The NFLPA will elect a new president between March 7-10. Russell Okung is running for the post Eric Winston is vacating, and his election may well stall CBA talks. He is against expanding to a 17-game season.

I’ve been reading for over a year that the primary driver for getting the new agreement in place quickly and smoothly is the desire to get to work on negotiating or extending TV deals before the current ones conclude. The NFLTR report reiterates the importance of these deals, and goes on to explain that, because of the revenue sharing in place in the form of the salary cap, the player’s union is as motivated as the owners to get a deal done soon.

[T]he next round of TV contracts represents the more pivotal item on the league’s to-do list. Those contracts are not up after this season, but both the league and the NFLPA want those contracts done soon, the Wall Street Journal’s Andrew Beaton reports.

NFL ratings rose last season, and the owners and players would like to capitalize on that momentum this year — before any potential ratings dips blunt it. A CBA not being finalized in the next few weeks — before the election of a new NFLPA president and the new league year opening March 18 — increases the chances of a 2021 work stoppage.

The point here is that the NFLPA and the owners may have a common interest in the smooth transition from the current (2011) CBA to the new agreement ahead of the start of the new league year on 18 March.

Ratings are important in TV deals, as everyone knows, and there is concern that the 2020 ratings may not stack up as well as they did in 2019.

People familiar with the CBA talks indicate the sides want to have this resolved, because 2020 presidential debates threaten to interfere with perhaps multiple NFL viewing windows, Beaton notes. NFL ratings fell during the 2016 election lead-up.

There is one item in this report that I find puzzling. Specifically, it indicates that owners have resisted an increase in the minimum salaries.

[P]layers are not yet satisfied with the league’s terms for the next CBA’s minimum salaries. The 2020 minimum for rookies would $510K under the current CBA. The highest league minimum, for veterans with 10-plus seasons’ worth of service time, sits at just more than $1MM.

I’ve said many times that the salary cap represents the players staking a claim for their cut of the revenue. Once the formula is agreed, that money belongs to the players, and there’s close to nothing that the owners can do to change that. The amount of money paid to each player in his contract is simply the process by which the players’ share of the money is divided up.

I can’t think of any good reason why the owners would resist a rise in the minimum salaries. It is, after all, basically the players’ money. If they want to divide it up a little differently, I don’t know why the owners would be against that.

When I see items like this reported, I tend to see this as a bargaining ploy — a situation where the owners resist giving in on something that they don’t really care about, just so they can give it as a (meaningless) concession late in the process when they want to get a “win” on something important. I have every expectation that a significant rise in minimum salaries will find its way into the final agreement if gets done before 18 March.

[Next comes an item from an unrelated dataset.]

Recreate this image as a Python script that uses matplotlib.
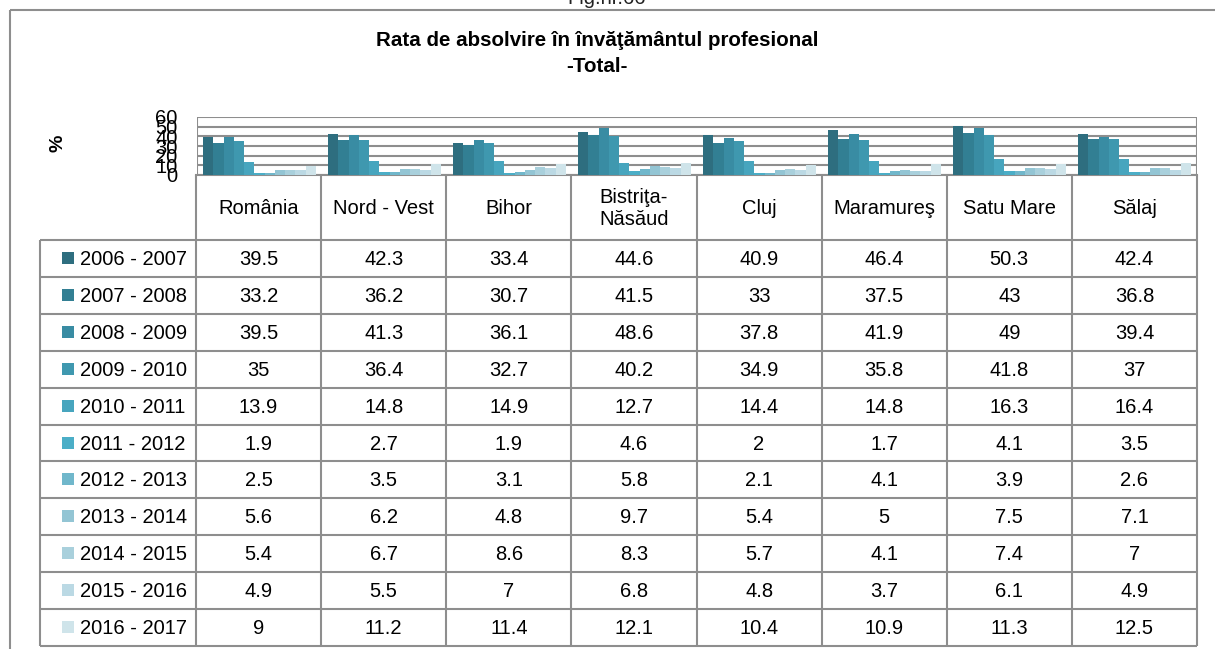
import matplotlib
matplotlib.use("Agg")
import matplotlib.pyplot as plt
from matplotlib.patches import Rectangle

# ---- data -------------------------------------------------------------
categories = ["România", "Nord - Vest", "Bihor", "Bistriţa-\nNăsăud",
              "Cluj", "Maramureş", "Satu Mare", "Sălaj"]
periods = ["2006 - 2007", "2007 - 2008", "2008 - 2009", "2009 - 2010",
           "2010 - 2011", "2011 - 2012", "2012 - 2013", "2013 - 2014",
           "2014 - 2015", "2015 - 2016", "2016 - 2017"]

s2006_2007 = [39.5, 42.3, 33.4, 44.6, 40.9, 46.4, 50.3, 42.4]
s2007_2008 = [33.2, 36.2, 30.7, 41.5, 33, 37.5, 43, 36.8]
s2008_2009 = [39.5, 41.3, 36.1, 48.6, 37.8, 41.9, 49, 39.4]
s2009_2010 = [35, 36.4, 32.7, 40.2, 34.9, 35.8, 41.8, 37]
s2010_2011 = [13.9, 14.8, 14.9, 12.7, 14.4, 14.8, 16.3, 16.4]
s2011_2012 = [1.9, 2.7, 1.9, 4.6, 2, 1.7, 4.1, 3.5]
s2012_2013 = [2.5, 3.5, 3.1, 5.8, 2.1, 4.1, 3.9, 2.6]
s2013_2014 = [5.6, 6.2, 4.8, 9.7, 5.4, 5, 7.5, 7.1]
s2014_2015 = [5.4, 6.7, 8.6, 8.3, 5.7, 4.1, 7.4, 7]
s2015_2016 = [4.9, 5.5, 7, 6.8, 4.8, 3.7, 6.1, 4.9]
s2016_2017 = [9, 11.2, 11.4, 12.1, 10.4, 10.9, 11.3, 12.5]

series = [s2006_2007, s2007_2008, s2008_2009, s2009_2010, s2010_2011,
          s2011_2012, s2012_2013, s2013_2014, s2014_2015, s2015_2016,
          s2016_2017]

y_ticks = [0, 10, 20, 30, 40, 50, 60]

title_line1 = "Rata de absolvire în învăţământul profesional"
title_line2 = "-Total-"
fig_label = "Fig.nr.66"

# ---- style ------------------------------------------------------------
colors = ["#2E6E7F", "#327F93", "#398CA3", "#3F98AF", "#47A5BE", "#4BAEC7",
          "#70B7CB", "#93C5D4", "#A9D0DC", "#BBD9E4", "#CFE4EA"]
FONT = ["Liberation Sans", "DejaVu Sans"]
FS = 14.5
GRID = "#8E8E8E"
LW = 1.5

W, H = 1215, 649
fig = plt.figure(figsize=(W / 100, H / 100), dpi=100)
fig.patch.set_facecolor("white")

# overlay in pixel coordinates for the frame, titles and data table
ov = fig.add_axes([0, 0, 1, 1])
ov.set_xlim(0, W)
ov.set_ylim(H, 0)
ov.axis("off")

# outer frame
ov.plot([10, W], [10, 10], color=GRID, lw=LW, solid_capstyle="butt")
ov.plot([10, 10], [10, H], color=GRID, lw=LW, solid_capstyle="butt")
ov.text(607, 4, fig_label, ha="center", va="baseline", fontsize=FS,
        family=FONT, color="#222222")

ov.text(597, 40, title_line1, ha="center", va="center", fontsize=14.8,
        fontweight="bold", family=FONT)
ov.text(597, 67, title_line2, ha="center", va="center", fontsize=14.8,
        fontweight="bold", family=FONT)
ov.text(58, 143, "%", ha="center", va="center", rotation=90, fontsize=14,
        fontweight="bold", family=FONT)

# ---- bar chart --------------------------------------------------------
px_left, px_right, px_top, px_bottom = 197, 1197, 117, 175
ax = fig.add_axes([px_left / W, 1 - px_bottom / H,
                   (px_right - px_left) / W, (px_bottom - px_top) / H])
n = len(series)
group = 0.9
bw = group / n
for k, vals in enumerate(series):
    xs = [i - group / 2 + bw * (k + 0.5) for i in range(len(categories))]
    ax.bar(xs, vals, width=bw, color=colors[k], linewidth=0, zorder=3)
ax.set_xlim(-0.5, len(categories) - 0.5)
ax.set_ylim(0, 60)
ax.set_yticks(y_ticks)
ax.set_yticklabels([str(t) for t in y_ticks], fontsize=FS, family=FONT)
ax.tick_params(axis="y", length=0, pad=14)
ax.set_xticks([])
for t in y_ticks:
    ax.axhline(t, color=GRID, lw=LW, zorder=1)
for s in ax.spines.values():
    s.set_visible(False)
ax.axvline(-0.5, color=GRID, lw=LW, zorder=1)
ax.axvline(len(categories) - 0.5, color=GRID, lw=LW, zorder=1)
ax.patch.set_alpha(0)

# ---- data table -------------------------------------------------------
lab_left, col0 = 40, 196
col_w = (px_right - col0) / len(categories)
hdr_top, hdr_bottom = 175, 240
row_h = (646 - hdr_bottom) / len(periods)
tbl_bottom = hdr_bottom + row_h * len(periods)

# vertical lines
for i in range(len(categories) + 1):
    x = col0 + i * col_w
    ov.plot([x, x], [hdr_top, tbl_bottom], color=GRID, lw=LW,
            solid_capstyle="butt")
ov.plot([lab_left, lab_left], [hdr_bottom, tbl_bottom], color=GRID, lw=LW,
        solid_capstyle="butt")
# horizontal lines
ov.plot([col0, px_right], [hdr_top, hdr_top], color=GRID, lw=LW)
for r in range(len(periods) + 1):
    y = hdr_bottom + r * row_h
    ov.plot([lab_left, px_right], [y, y], color=GRID, lw=LW,
            solid_capstyle="butt")

# header labels
for i, c in enumerate(categories):
    ov.text(col0 + (i + 0.5) * col_w, (hdr_top + hdr_bottom) / 2 + 1, c,
            ha="center", va="center", fontsize=FS, family=FONT,
            linespacing=1.25)

# rows
for r, (p, vals) in enumerate(zip(periods, series)):
    yc = hdr_bottom + (r + 0.5) * row_h
    ov.add_patch(Rectangle((62, yc - 6.5), 12, 12, color=colors[r], lw=0))
    ov.text(80, yc + 1, p, ha="left", va="center", fontsize=FS, family=FONT)
    for i, v in enumerate(vals):
        ov.text(col0 + (i + 0.5) * col_w, yc + 1, f"{v:g}", ha="center",
                va="center", fontsize=FS, family=FONT)

fig.savefig("out.png", dpi=100, facecolor="white")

The true wildcard seems to have been under-reported for the most part, probably because no one really knows how to analyze it yet. The new CBA will almost certainly be in place for ten years. During that decade, legalized gambling in the US is expected to undergo phenomenal growth in scope and value. Revenue from gambling will likely find its way into NFL coffers. The manner and the amount are largely unknown at this point (or, at least, largely invisible in terms of public discussion), but the players will want their share of the cash when it comes in. The wording of the new agreement will be critically important to how the money gets accounted for and distributed over the coming several years.

Consider this from Sports Illustrated’s Albert Breer:

The urgency to get a new CBA from the owners is, first and foremost, about starting to work on new broadcast deals. Once they get new TV deals done, then they can work on monetizing gambling. Add it up, and it’s easy to see why some owners have privately started to say that a labor conflict isn’t worth getting mixed up in. Because the CBA is, and I have heard this specific phrasing attached to it, small potatoes compared to what the league believes will come next.

It seems clear that all parties involved have reason to want the deal done, and done very soon. Reading the phrasing of the SI report, it seems as if, in one sense, the CBA is not a monumentally important document that will set the direction of the league for the next decade, but a bit of housekeeping that needs to be taken care of so everyone can get onto the stuff that will bring in the real money.

It’s almost enough to make me wonder if the threat of Russell Okung replacing Eric Winston and derailing the process isn’t just a bogeyman agreed to by both owners and players, with full agreement of Okung himself, in an effort to motivate players to vote for quick agreement to the proposed new CBA in the coming weeks.

If the NFLTR report is credible, then we should NOT expect a vote this week. Citing Breer again, they say that there are still details that players are not satisfied with.

But the clock is ticking, and those who care are counting the days.